Around the late 1940s, aquatic plant coverage of the lake's surface varied as the basin periodically emptied and refilled on a 10 year cycle. This is a natural cycle for lakes of this type in northern Florida such as Lake Iamonia and Lake Jackson in Leon County. As aquatic vegetation grew back, more and more of the lake's surface gradually became overgrown with plant life. More extensive restoration could have created deep areas within the lake and future open water habitats, but permits could not be obtained form the Forestry Service to allow fires to burn the muck deposits within the lake. There was concern that smoke from the fires could cause traffic accidents on Highway 90 which crosses the lake system at its south end.
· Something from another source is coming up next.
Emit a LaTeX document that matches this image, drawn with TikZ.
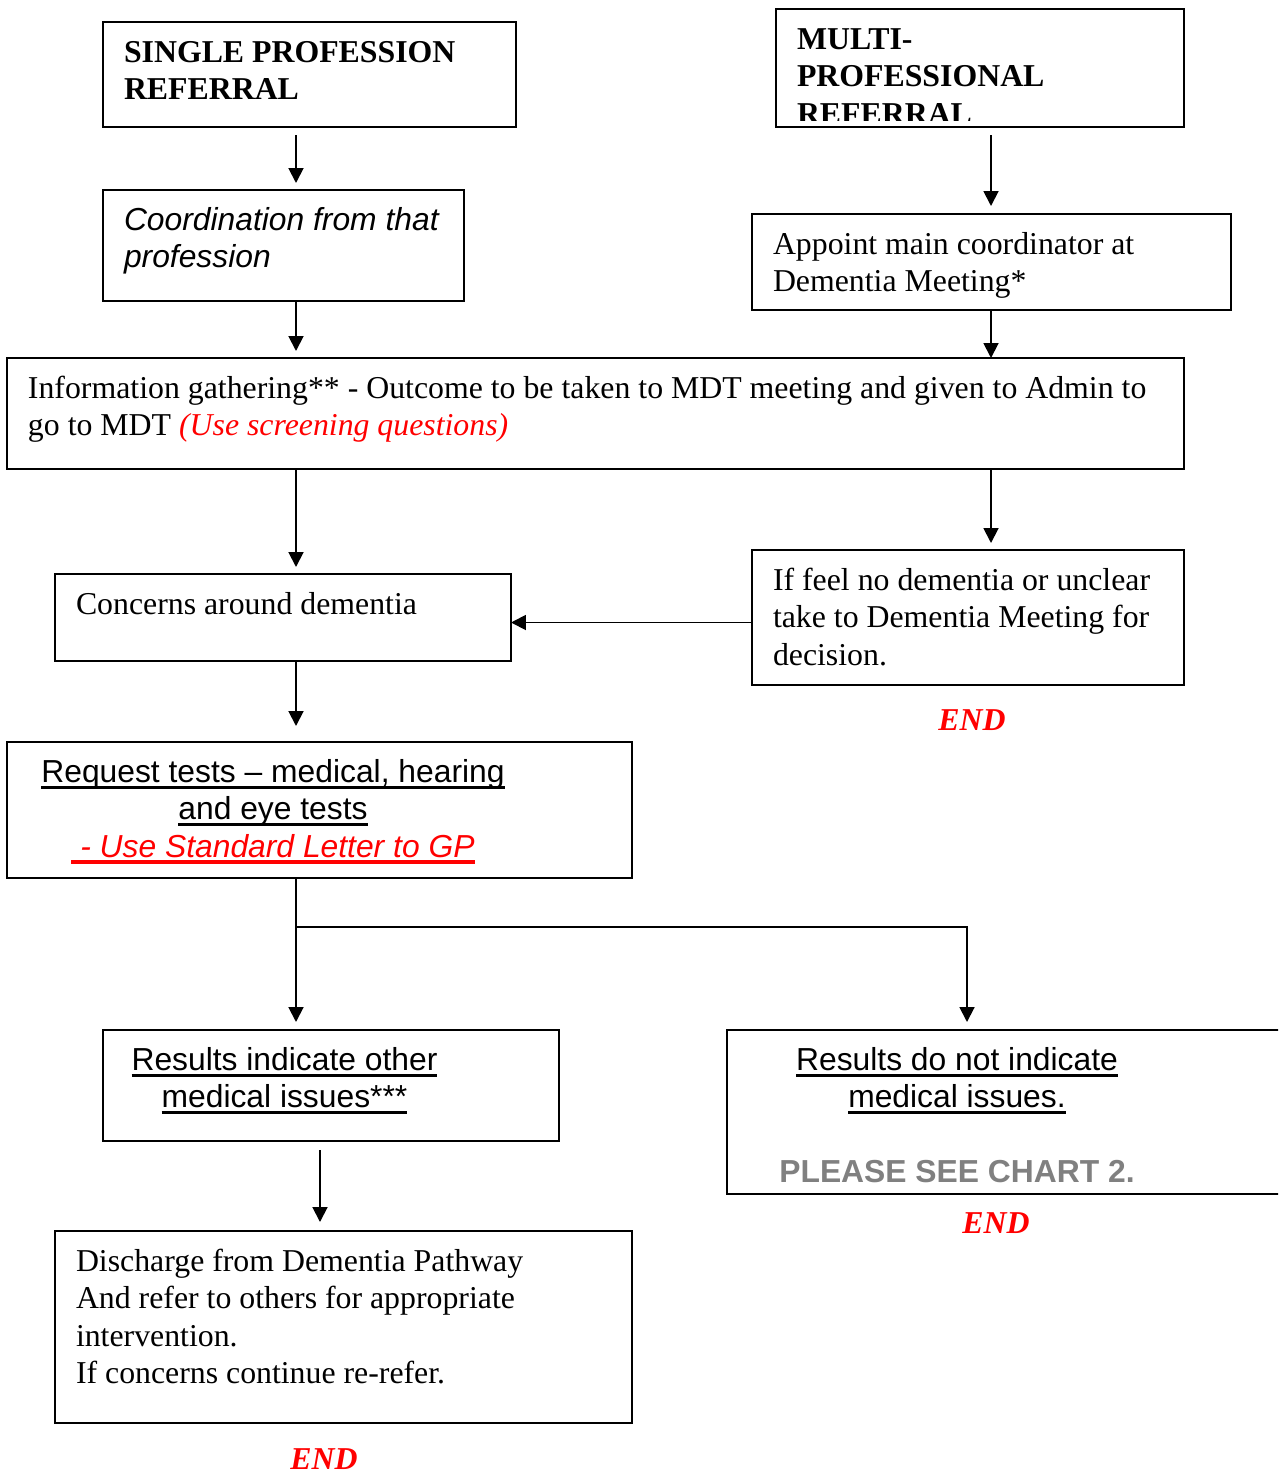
\documentclass[tikz,border=0pt]{standalone}
\usepackage{fontspec}
\setmainfont{Liberation Serif}
\setsansfont{Liberation Sans}
\usetikzlibrary{arrows.meta}
\definecolor{chartgrey}{RGB}{128,128,128}
\newcommand{\boxfont}{\fontsize{18.1pt}{21.2pt}\selectfont}
\newsavebox{\undlbox}
\newcommand{\undl}[1]{\leavevmode\sbox{\undlbox}{#1}\rlap{\rule[-3.8pt]{\wd\undlbox}{1.9pt}}\usebox{\undlbox}}
\tikzset{boxnode/.style={draw, line width=1.1pt, anchor=north west, align=flush left, inner xsep=0.42cm, inner ysep=0pt, outer sep=0pt, text height=0.81cm, font=\boxfont}}
\tikzset{arrowline/.style={line width=1.1pt, -{Triangle[length=8.5pt,width=8.5pt]}}}
\tikzset{endnode/.style={anchor=base, text=red, font=\boxfont\bfseries\itshape}}

\begin{document}
\begin{tikzpicture}
\clip (0,0) rectangle (25.56,-29.5);
\coordinate (colL) at (5.92,0);
\coordinate (colR) at (19.82,0);
\coordinate (colS) at (19.34,0);
\coordinate (colD) at (6.40,0);
\coordinate (rowH) at (0,-12.45);
\coordinate (split) at (5.92,-18.54);

\node[style=boxnode, text width=7.42cm, text depth=1.29cm, font=\boxfont\bfseries] (single) at (2.06,-0.44) {SINGLE PROFESSION\\REFERRAL};
\node[style=boxnode, text width=6.38cm, text depth=1.41cm, font=\boxfont\sffamily\itshape] (coord) at (2.06,-3.80) {Coordination from that\\profession};

\node[style=boxnode, text width=7.32cm, text depth=1.55cm] (multi) at (15.52,-0.18) {};
\begin{scope}
\clip (multi.north west) rectangle ([yshift=0.14cm]multi.south east);
\node[style=boxnode, draw=none, text width=7.32cm, text depth=1.55cm, font=\boxfont\bfseries] (multitext) at (multi.north west) {MULTI-\\PROFESSIONAL\\REFERRAL};
\end{scope}
\node[style=boxnode, text width=8.74cm, text depth=1.11cm] (appoint) at (15.04,-4.28) {Appoint main coordinator at\\Dementia Meeting*};

\node[style=boxnode, text width=22.70cm, text depth=1.41cm] (info) at (0.14,-7.16) {Information gathering** - Outcome to be taken to MDT meeting and given to Admin to\\go to MDT \textcolor{red}{\itshape (Use screening questions)}};

\node[style=boxnode, text width=8.28cm, text depth=0.93cm] (concern) at (1.10,-11.48) {Concerns around dementia};
\node[style=boxnode, text width=7.80cm, text depth=1.89cm] (nodem) at (15.04,-11.00) {If feel no dementia or unclear\\take to Dementia Meeting for\\decision.};
\node[style=endnode] (end1) at (19.44,-14.60) {END};

\node[style=boxnode, text width=11.66cm, text depth=1.91cm, font=\boxfont\sffamily] (tests) at (0.14,-14.84) {\parbox[t]{9.8cm}{\centering\undl{Request tests – medical, hearing}\\\undl{and eye tests}\\{\color{red}\itshape\undl{\ - Use Standard Letter to GP}}}};

\node[style=boxnode, text width=8.28cm, text depth=1.41cm, font=\boxfont\sffamily] (other) at (2.06,-20.60) {\parbox[t]{6.42cm}{\centering\undl{Results indicate other}\\\undl{medical issues***}}};
\node[style=boxnode, text width=10.36cm, text depth=2.47cm, font=\boxfont\sffamily] (noissue) at (14.54,-20.60) {\parbox[t]{8.36cm}{\centering\undl{Results do not indicate}\\\undl{medical issues.}\\\mbox{}\\{\color{chartgrey}\bfseries PLEASE SEE CHART 2.}}};
\node[style=endnode] (end2) at (19.92,-24.66) {END};

\node[style=boxnode, text width=10.70cm, text depth=3.03cm] (discharge) at (1.10,-24.62) {Discharge from Dementia Pathway\\And refer to others for appropriate\\intervention.\\If concerns continue re-refer.};
\node[style=endnode] (end3) at (6.48,-29.39) {END};

\draw[style=arrowline, shorten <=0.16cm, shorten >=0.14cm] (single.south -| colL) -- (coord.north -| colL);
\draw[style=arrowline, shorten >=0.14cm] (coord.south -| colL) -- (info.north -| colL);
\draw[style=arrowline, shorten <=0.16cm, shorten >=0.16cm] (multi.south -| colR) -- (appoint.north -| colR);
\draw[style=arrowline] (appoint.south -| colR) -- (info.north -| colR);
\draw[style=arrowline, shorten >=0.14cm] (info.south -| colL) -- (concern.north -| colL);
\draw[style=arrowline, shorten >=0.14cm] (info.south -| colR) -- (nodem.north -| colR);
\draw[style=arrowline] (nodem.west |- rowH) -- (concern.east |- rowH);
\draw[style=arrowline, shorten >=0.32cm] (concern.south -| colL) -- (tests.north -| colL);
\draw[style=arrowline, shorten >=0.16cm] (tests.south -| colL) -- (other.north -| colL);
\draw[style=arrowline, shorten >=0.16cm] (split) -| (noissue.north -| colS);
\draw[style=arrowline, shorten <=0.18cm, shorten >=0.18cm] (other.south -| colD) -- (discharge.north -| colD);
\end{tikzpicture}
\end{document}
In 1954, an earthen dike, concrete spillway, and gate was built around the sinkhole to keep the lake from drying naturally as it had done in previous years as a prairie lake. At the southern end of the lake, a wooden weir was built to keep the water from disappearing into the Lloyd Sink. Between 1954 and 1988, the lake was stabilized to the point that it only drained twice. Water level stabilization accelerates the aging process of lake by allowing build-up of excess plant life, sediment, and muck created from dying plant life. By the late 1990s the lake was almost completely covered with plant life and in essence turning the lake into a marsh good for alligators and waterfowl but poor for sport fishing.

===Restoration===
In 1999, a drought struck northern Florida and part of the lake was allowed to drain into the aquifer. The lake was excavated in many places and most of the lake bottom was burned during the draw-down to get rid of the muck. Restoration provides for healthy populations of fish and other wild life. Further restoration could have occurred creating deeper areas within the lake. The Florida Forestry Service could not obtain fire permits with concerns of traffic accidents on nearby U.S. Highway 90.

==Recreation==
Lake Miccosukee provides duck hunting in north Florida and has scenic value. One endangered species of plant exists in only three places in the world. The Miccosukee gooseberry (Ribes echinellum) can be found on two places on the shores of Lake Miccosukee.